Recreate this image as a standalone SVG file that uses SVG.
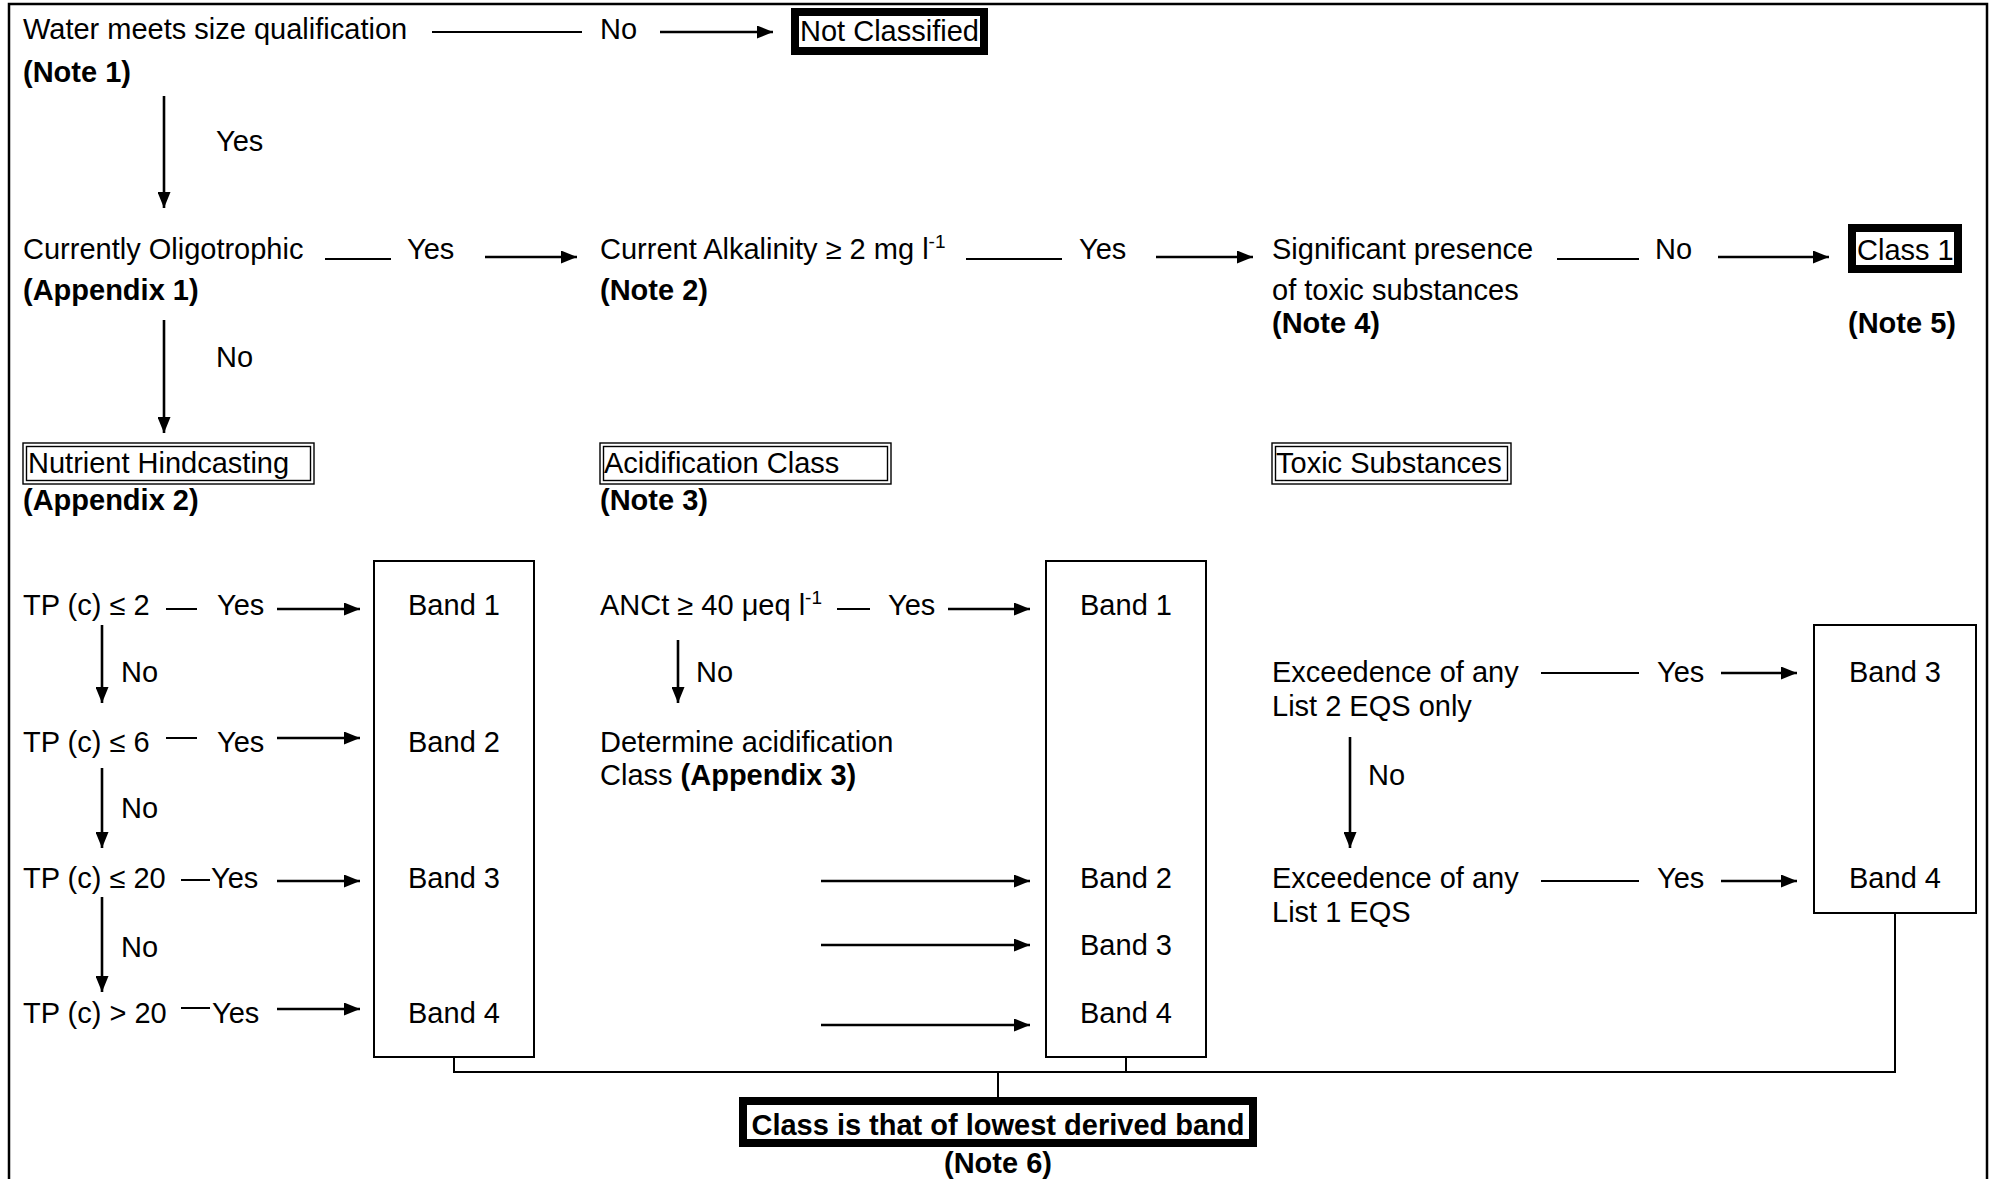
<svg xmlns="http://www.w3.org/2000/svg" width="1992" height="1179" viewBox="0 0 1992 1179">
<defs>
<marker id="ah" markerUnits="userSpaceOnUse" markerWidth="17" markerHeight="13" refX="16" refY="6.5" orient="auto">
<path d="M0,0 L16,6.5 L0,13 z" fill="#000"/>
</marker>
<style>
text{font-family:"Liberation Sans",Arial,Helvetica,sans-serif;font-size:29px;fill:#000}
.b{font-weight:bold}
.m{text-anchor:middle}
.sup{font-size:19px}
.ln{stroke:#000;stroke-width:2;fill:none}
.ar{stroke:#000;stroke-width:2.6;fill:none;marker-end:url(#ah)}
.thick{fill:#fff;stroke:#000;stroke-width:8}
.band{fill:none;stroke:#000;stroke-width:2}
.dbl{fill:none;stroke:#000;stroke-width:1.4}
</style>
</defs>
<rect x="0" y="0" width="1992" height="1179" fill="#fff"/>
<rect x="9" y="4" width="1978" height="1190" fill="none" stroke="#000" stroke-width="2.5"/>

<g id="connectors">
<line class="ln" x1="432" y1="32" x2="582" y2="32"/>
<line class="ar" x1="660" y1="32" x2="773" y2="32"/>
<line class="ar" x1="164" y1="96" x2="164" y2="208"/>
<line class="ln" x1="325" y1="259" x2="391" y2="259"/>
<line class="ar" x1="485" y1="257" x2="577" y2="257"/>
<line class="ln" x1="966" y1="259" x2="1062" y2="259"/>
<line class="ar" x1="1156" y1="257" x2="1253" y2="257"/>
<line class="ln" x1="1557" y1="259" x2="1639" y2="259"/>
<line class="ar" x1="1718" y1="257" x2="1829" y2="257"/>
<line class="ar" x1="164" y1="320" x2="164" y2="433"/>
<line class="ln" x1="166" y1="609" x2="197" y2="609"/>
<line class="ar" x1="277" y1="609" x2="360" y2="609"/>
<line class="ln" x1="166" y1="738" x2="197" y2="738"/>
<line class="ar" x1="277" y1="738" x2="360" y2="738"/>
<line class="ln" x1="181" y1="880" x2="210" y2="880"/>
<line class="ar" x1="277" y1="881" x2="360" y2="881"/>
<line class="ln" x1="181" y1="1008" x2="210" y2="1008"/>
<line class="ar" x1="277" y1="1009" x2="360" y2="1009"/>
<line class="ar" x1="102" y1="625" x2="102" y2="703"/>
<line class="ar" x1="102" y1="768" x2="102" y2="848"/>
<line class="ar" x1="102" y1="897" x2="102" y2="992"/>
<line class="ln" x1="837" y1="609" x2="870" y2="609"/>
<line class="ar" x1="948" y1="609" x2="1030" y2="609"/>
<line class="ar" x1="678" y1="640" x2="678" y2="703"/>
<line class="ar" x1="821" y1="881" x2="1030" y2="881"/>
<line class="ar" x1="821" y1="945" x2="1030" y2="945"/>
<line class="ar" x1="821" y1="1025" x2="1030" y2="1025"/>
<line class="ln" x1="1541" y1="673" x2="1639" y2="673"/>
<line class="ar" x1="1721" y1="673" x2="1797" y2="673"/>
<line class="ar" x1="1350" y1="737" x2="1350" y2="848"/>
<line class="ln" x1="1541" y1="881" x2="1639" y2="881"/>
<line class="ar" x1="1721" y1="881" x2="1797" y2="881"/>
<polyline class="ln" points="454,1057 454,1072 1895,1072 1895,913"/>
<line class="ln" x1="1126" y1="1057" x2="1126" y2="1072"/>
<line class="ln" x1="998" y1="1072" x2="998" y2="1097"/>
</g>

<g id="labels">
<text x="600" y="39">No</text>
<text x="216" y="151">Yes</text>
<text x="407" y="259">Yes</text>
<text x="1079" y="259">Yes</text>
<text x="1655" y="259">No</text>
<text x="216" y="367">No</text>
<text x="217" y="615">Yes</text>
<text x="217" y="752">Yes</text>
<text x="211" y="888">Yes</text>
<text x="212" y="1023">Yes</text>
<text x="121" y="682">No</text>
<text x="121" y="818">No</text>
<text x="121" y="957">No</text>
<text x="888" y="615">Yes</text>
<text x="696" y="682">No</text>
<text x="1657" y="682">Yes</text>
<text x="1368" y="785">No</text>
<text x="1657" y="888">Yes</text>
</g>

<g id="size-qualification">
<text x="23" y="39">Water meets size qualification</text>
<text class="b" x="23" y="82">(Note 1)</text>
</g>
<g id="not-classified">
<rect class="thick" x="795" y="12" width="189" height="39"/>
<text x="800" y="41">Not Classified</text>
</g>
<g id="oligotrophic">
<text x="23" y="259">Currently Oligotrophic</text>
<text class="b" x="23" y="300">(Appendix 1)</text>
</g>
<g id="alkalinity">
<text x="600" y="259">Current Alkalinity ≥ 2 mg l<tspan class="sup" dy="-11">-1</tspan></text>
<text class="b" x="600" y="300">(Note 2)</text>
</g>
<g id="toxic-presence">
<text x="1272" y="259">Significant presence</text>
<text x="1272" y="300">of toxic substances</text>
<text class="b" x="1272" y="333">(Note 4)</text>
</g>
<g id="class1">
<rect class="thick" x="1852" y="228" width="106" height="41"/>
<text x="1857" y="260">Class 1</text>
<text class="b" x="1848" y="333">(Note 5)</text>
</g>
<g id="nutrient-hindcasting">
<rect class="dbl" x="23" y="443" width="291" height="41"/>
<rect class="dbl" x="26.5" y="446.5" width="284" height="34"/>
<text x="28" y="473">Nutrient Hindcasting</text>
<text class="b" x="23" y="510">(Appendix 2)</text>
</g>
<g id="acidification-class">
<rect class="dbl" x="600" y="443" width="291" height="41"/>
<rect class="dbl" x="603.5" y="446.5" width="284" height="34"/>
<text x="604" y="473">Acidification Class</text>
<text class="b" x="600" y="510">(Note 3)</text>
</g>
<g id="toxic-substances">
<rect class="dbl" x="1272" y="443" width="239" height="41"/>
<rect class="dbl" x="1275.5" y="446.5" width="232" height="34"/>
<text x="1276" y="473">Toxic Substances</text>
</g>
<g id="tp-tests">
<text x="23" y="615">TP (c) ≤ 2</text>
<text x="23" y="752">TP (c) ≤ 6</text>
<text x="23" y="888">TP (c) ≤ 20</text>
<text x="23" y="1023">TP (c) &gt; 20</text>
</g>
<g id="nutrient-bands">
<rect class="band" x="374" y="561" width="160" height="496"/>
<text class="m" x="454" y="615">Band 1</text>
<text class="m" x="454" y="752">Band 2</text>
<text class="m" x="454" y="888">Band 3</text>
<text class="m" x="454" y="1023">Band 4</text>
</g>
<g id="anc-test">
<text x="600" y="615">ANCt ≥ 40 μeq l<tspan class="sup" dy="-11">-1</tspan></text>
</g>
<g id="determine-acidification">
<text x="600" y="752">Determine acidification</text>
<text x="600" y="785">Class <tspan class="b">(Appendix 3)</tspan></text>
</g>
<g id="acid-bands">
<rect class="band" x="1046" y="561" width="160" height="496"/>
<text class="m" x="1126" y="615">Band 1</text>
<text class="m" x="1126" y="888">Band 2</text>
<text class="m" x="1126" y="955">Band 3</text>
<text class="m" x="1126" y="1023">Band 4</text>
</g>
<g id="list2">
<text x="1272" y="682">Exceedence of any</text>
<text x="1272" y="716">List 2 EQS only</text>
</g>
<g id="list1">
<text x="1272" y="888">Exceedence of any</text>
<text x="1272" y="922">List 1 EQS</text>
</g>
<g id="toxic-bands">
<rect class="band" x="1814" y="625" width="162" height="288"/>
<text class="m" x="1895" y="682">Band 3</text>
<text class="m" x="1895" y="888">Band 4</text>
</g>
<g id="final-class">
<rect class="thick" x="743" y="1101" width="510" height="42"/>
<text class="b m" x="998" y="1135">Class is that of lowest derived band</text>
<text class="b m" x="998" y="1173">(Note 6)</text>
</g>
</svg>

+ + + +

Gather and copy every line of the data in which the string "that" is found.

:: Result ::
Recreate this image as a standalone SVG file that uses SVG.
<text class="b m" x="998" y="1135">Class is that of lowest derived band</text>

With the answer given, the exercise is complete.